● Your instructions
Below is a block of records; reproduce all of them exactly and leave out any pictures.

● Recorded information
▼

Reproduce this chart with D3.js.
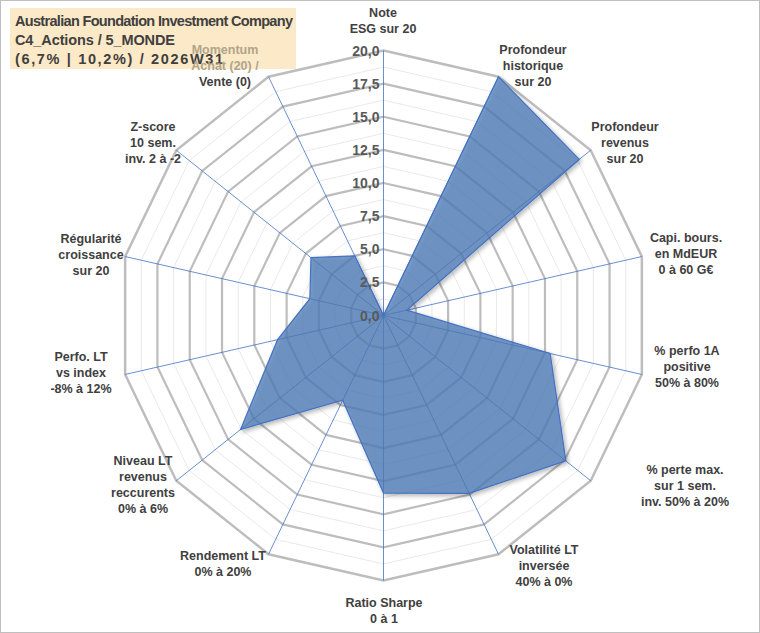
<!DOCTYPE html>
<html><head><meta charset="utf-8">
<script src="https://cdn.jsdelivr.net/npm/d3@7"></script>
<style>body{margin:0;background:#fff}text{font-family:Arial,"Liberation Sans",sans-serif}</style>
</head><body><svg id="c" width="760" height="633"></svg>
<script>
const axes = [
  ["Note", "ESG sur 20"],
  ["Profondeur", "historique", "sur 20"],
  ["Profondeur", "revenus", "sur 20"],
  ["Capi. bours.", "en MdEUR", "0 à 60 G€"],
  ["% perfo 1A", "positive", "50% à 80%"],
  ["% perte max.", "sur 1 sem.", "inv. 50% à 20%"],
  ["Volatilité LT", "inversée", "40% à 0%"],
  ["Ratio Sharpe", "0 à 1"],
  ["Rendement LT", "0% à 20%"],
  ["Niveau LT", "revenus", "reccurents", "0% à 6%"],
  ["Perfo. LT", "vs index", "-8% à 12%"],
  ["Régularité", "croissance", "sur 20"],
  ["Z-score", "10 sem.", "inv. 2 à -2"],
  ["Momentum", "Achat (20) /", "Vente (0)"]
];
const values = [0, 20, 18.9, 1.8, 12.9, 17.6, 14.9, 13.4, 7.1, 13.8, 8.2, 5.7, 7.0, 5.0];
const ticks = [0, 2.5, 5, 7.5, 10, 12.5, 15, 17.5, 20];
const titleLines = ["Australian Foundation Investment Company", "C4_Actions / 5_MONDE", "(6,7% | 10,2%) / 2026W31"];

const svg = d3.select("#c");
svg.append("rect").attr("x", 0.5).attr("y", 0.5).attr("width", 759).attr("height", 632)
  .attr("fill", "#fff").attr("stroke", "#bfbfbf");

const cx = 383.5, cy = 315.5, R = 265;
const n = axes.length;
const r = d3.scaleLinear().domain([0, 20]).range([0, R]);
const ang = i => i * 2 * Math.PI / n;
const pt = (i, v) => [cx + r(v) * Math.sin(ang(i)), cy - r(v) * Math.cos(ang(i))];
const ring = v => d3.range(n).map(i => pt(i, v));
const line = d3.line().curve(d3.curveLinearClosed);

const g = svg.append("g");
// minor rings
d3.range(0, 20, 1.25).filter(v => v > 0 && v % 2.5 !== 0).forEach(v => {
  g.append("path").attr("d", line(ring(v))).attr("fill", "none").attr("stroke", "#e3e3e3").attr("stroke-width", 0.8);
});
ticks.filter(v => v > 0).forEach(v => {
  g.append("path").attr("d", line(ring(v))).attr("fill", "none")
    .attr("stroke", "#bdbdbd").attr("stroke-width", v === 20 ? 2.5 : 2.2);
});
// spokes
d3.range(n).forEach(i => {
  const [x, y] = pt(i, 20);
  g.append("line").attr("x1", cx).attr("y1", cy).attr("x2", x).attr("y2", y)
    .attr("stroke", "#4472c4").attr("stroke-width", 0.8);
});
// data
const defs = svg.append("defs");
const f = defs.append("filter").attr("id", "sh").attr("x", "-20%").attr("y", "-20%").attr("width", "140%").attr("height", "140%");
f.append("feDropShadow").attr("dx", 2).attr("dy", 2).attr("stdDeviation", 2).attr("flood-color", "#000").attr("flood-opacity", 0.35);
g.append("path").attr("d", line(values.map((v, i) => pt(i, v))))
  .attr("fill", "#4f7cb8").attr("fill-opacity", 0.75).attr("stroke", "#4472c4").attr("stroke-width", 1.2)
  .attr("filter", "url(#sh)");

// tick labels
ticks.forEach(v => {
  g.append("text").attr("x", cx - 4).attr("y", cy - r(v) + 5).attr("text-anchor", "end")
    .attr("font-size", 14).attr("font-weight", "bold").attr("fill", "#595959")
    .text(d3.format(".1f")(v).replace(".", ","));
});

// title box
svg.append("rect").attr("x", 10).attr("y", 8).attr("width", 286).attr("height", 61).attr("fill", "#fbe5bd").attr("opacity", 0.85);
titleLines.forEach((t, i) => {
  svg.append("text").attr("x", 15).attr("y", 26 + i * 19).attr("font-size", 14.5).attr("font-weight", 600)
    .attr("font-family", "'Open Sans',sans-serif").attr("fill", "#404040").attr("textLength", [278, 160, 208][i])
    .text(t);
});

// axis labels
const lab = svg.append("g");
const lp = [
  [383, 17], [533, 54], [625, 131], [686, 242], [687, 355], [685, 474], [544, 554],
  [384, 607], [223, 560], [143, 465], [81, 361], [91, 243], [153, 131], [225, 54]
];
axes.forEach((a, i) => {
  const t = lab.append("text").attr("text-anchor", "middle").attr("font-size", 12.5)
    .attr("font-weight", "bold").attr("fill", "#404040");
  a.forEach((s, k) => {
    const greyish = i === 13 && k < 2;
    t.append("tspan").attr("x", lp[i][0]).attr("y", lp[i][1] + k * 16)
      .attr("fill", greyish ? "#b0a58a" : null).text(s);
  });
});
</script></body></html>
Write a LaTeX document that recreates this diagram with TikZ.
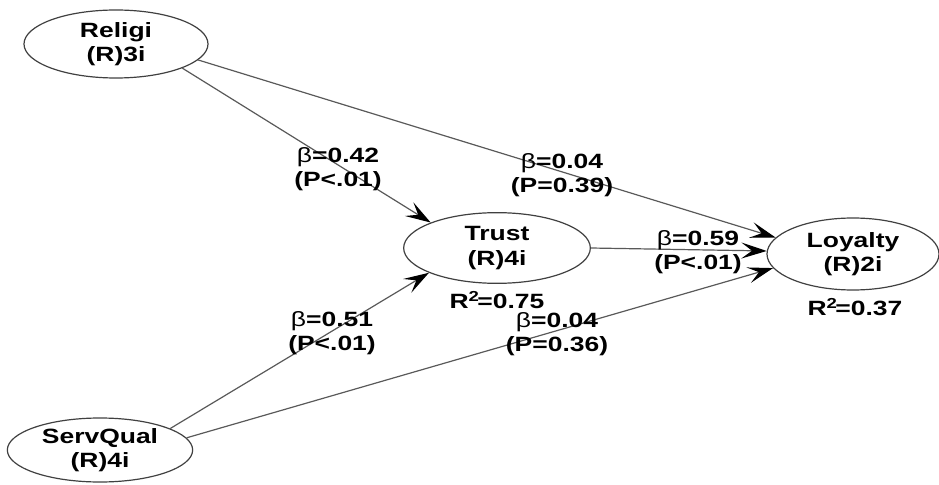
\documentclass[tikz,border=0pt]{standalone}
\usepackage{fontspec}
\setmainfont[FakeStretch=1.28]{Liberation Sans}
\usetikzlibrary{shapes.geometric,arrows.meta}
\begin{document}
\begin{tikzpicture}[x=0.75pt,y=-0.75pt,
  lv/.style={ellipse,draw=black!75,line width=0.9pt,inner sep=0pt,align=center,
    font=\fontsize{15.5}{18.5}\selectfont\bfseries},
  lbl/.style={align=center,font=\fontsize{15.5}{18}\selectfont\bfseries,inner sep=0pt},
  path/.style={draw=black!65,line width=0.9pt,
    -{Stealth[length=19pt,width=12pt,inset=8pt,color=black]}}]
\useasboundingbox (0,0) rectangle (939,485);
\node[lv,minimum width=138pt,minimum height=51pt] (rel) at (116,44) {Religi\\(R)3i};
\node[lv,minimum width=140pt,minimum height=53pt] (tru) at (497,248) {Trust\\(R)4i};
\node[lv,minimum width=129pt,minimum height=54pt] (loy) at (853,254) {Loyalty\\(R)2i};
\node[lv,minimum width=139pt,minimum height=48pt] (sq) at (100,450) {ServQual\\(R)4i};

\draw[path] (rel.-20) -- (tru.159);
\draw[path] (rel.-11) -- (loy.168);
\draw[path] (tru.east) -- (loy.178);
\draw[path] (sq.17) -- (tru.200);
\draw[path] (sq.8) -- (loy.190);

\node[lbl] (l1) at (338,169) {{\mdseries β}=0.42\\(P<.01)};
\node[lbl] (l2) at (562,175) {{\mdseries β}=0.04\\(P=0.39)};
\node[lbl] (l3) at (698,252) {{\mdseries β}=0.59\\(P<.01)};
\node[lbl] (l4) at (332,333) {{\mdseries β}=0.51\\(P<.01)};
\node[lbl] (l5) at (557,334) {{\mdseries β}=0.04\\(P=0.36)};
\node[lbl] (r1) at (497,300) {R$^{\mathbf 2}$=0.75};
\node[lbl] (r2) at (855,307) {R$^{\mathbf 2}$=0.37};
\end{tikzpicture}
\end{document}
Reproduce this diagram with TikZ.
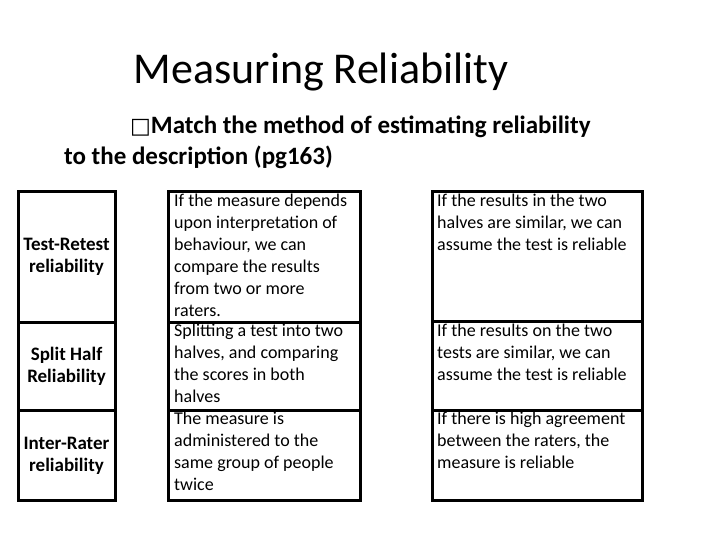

▲

● Solution for this problem
Reproduce this chart with D3.js.
<!DOCTYPE html>
<html><head><meta charset="utf-8">
<script src="https://cdn.jsdelivr.net/npm/d3@7"></script>
<style>body{margin:0;background:#fff}text{font-family:Arial,"Liberation Sans",sans-serif}</style>
</head><body><svg id="c" width="760" height="633"></svg>
<script>
const axes = [
  ["Note", "ESG sur 20"],
  ["Profondeur", "historique", "sur 20"],
  ["Profondeur", "revenus", "sur 20"],
  ["Capi. bours.", "en MdEUR", "0 à 60 G€"],
  ["% perfo 1A", "positive", "50% à 80%"],
  ["% perte max.", "sur 1 sem.", "inv. 50% à 20%"],
  ["Volatilité LT", "inversée", "40% à 0%"],
  ["Ratio Sharpe", "0 à 1"],
  ["Rendement LT", "0% à 20%"],
  ["Niveau LT", "revenus", "reccurents", "0% à 6%"],
  ["Perfo. LT", "vs index", "-8% à 12%"],
  ["Régularité", "croissance", "sur 20"],
  ["Z-score", "10 sem.", "inv. 2 à -2"],
  ["Momentum", "Achat (20) /", "Vente (0)"]
];
const values = [0, 20, 18.9, 1.8, 12.9, 17.6, 14.9, 13.4, 7.1, 13.8, 8.2, 5.7, 7.0, 5.0];
const ticks = [0, 2.5, 5, 7.5, 10, 12.5, 15, 17.5, 20];
const titleLines = ["Australian Foundation Investment Company", "C4_Actions / 5_MONDE", "(6,7% | 10,2%) / 2026W31"];

const svg = d3.select("#c");
svg.append("rect").attr("x", 0.5).attr("y", 0.5).attr("width", 759).attr("height", 632)
  .attr("fill", "#fff").attr("stroke", "#bfbfbf");

const cx = 383.5, cy = 315.5, R = 265;
const n = axes.length;
const r = d3.scaleLinear().domain([0, 20]).range([0, R]);
const ang = i => i * 2 * Math.PI / n;
const pt = (i, v) => [cx + r(v) * Math.sin(ang(i)), cy - r(v) * Math.cos(ang(i))];
const ring = v => d3.range(n).map(i => pt(i, v));
const line = d3.line().curve(d3.curveLinearClosed);

const g = svg.append("g");
// minor rings
d3.range(0, 20, 1.25).filter(v => v > 0 && v % 2.5 !== 0).forEach(v => {
  g.append("path").attr("d", line(ring(v))).attr("fill", "none").attr("stroke", "#e3e3e3").attr("stroke-width", 0.8);
});
ticks.filter(v => v > 0).forEach(v => {
  g.append("path").attr("d", line(ring(v))).attr("fill", "none")
    .attr("stroke", "#bdbdbd").attr("stroke-width", v === 20 ? 2.5 : 2.2);
});
// spokes
d3.range(n).forEach(i => {
  const [x, y] = pt(i, 20);
  g.append("line").attr("x1", cx).attr("y1", cy).attr("x2", x).attr("y2", y)
    .attr("stroke", "#4472c4").attr("stroke-width", 0.8);
});
// data
const defs = svg.append("defs");
const f = defs.append("filter").attr("id", "sh").attr("x", "-20%").attr("y", "-20%").attr("width", "140%").attr("height", "140%");
f.append("feDropShadow").attr("dx", 2).attr("dy", 2).attr("stdDeviation", 2).attr("flood-color", "#000").attr("flood-opacity", 0.35);
g.append("path").attr("d", line(values.map((v, i) => pt(i, v))))
  .attr("fill", "#4f7cb8").attr("fill-opacity", 0.75).attr("stroke", "#4472c4").attr("stroke-width", 1.2)
  .attr("filter", "url(#sh)");

// tick labels
ticks.forEach(v => {
  g.append("text").attr("x", cx - 4).attr("y", cy - r(v) + 5).attr("text-anchor", "end")
    .attr("font-size", 14).attr("font-weight", "bold").attr("fill", "#595959")
    .text(d3.format(".1f")(v).replace(".", ","));
});

// title box
svg.append("rect").attr("x", 10).attr("y", 8).attr("width", 286).attr("height", 61).attr("fill", "#fbe5bd").attr("opacity", 0.85);
titleLines.forEach((t, i) => {
  svg.append("text").attr("x", 15).attr("y", 26 + i * 19).attr("font-size", 14.5).attr("font-weight", 600)
    .attr("font-family", "'Open Sans',sans-serif").attr("fill", "#404040").attr("textLength", [278, 160, 208][i])
    .text(t);
});

// axis labels
const lab = svg.append("g");
const lp = [
  [383, 17], [533, 54], [625, 131], [686, 242], [687, 355], [685, 474], [544, 554],
  [384, 607], [223, 560], [143, 465], [81, 361], [91, 243], [153, 131], [225, 54]
];
axes.forEach((a, i) => {
  const t = lab.append("text").attr("text-anchor", "middle").attr("font-size", 12.5)
    .attr("font-weight", "bold").attr("fill", "#404040");
  a.forEach((s, k) => {
    const greyish = i === 13 && k < 2;
    t.append("tspan").attr("x", lp[i][0]).attr("y", lp[i][1] + k * 16)
      .attr("fill", greyish ? "#b0a58a" : null).text(s);
  });
});
</script></body></html>
Write a LaTeX document that recreates this diagram with TikZ.
\documentclass[tikz,border=0pt]{standalone}
\usepackage{fontspec}
\setmainfont[FakeStretch=1.28]{Liberation Sans}
\usetikzlibrary{shapes.geometric,arrows.meta}
\begin{document}
\begin{tikzpicture}[x=0.75pt,y=-0.75pt,
  lv/.style={ellipse,draw=black!75,line width=0.9pt,inner sep=0pt,align=center,
    font=\fontsize{15.5}{18.5}\selectfont\bfseries},
  lbl/.style={align=center,font=\fontsize{15.5}{18}\selectfont\bfseries,inner sep=0pt},
  path/.style={draw=black!65,line width=0.9pt,
    -{Stealth[length=19pt,width=12pt,inset=8pt,color=black]}}]
\useasboundingbox (0,0) rectangle (939,485);
\node[lv,minimum width=138pt,minimum height=51pt] (rel) at (116,44) {Religi\\(R)3i};
\node[lv,minimum width=140pt,minimum height=53pt] (tru) at (497,248) {Trust\\(R)4i};
\node[lv,minimum width=129pt,minimum height=54pt] (loy) at (853,254) {Loyalty\\(R)2i};
\node[lv,minimum width=139pt,minimum height=48pt] (sq) at (100,450) {ServQual\\(R)4i};

\draw[path] (rel.-20) -- (tru.159);
\draw[path] (rel.-11) -- (loy.168);
\draw[path] (tru.east) -- (loy.178);
\draw[path] (sq.17) -- (tru.200);
\draw[path] (sq.8) -- (loy.190);

\node[lbl] (l1) at (338,169) {{\mdseries β}=0.42\\(P<.01)};
\node[lbl] (l2) at (562,175) {{\mdseries β}=0.04\\(P=0.39)};
\node[lbl] (l3) at (698,252) {{\mdseries β}=0.59\\(P<.01)};
\node[lbl] (l4) at (332,333) {{\mdseries β}=0.51\\(P<.01)};
\node[lbl] (l5) at (557,334) {{\mdseries β}=0.04\\(P=0.36)};
\node[lbl] (r1) at (497,300) {R$^{\mathbf 2}$=0.75};
\node[lbl] (r2) at (855,307) {R$^{\mathbf 2}$=0.37};
\end{tikzpicture}
\end{document}
Reproduce this diagram with TikZ.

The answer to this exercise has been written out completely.